After Trump’s return from Europe this week, Maine Sen. Angus King was appointed to the Senate North Atlantic Treaty Organization Observer Group. The bipartisan group will report to the Senate about the defense spending commitments of NATO members, the process of upgrading military capabilities and other alliance activities.
“After the President spent his week in Europe dividing our allies and embracing Putin, it is clear that the Senate must play a larger part in strengthening our relationships with NATO allies – and that is exactly what the Senate NATO Observer Group can do,” said King, an independent, in a prepared statement.
The reestablishment of the Senate NATO Observer Group will help ensure that we are prepared to stand with our friends in the face of evolving threats to national security – particularly Russian efforts to sow discord in the alliance, threaten its neighbors, and interfere in democratic elections – and reaffirms America’s commitment to this critical alliance,” King said.
The group, led by Sens.

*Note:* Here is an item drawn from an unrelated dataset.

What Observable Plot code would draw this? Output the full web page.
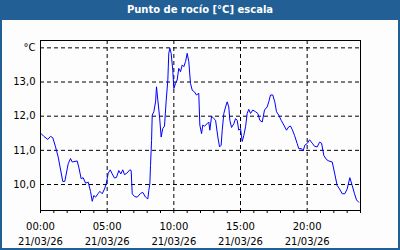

Thom Tillis (R-N.C.) and Jeanne Shaheen (D-N.H.), was re-established earlier this year with the support of Majority Leader Mitch McConnell (R-Ky.) and Senate Minority Leader Chuck Schumer (D-N.Y.). It was first established in 1997 to serve as a connection between the administration, NATO and the Senate. The group was re-established in 2002 with a focus on possible new additions to NATO, but was disbanded in 2007 when NATO did not bring in new member states. This new iteration of the group has an expanded mission to monitor NATO commitments and capabilities, and ensure that the Senate is kept informed of NATO work.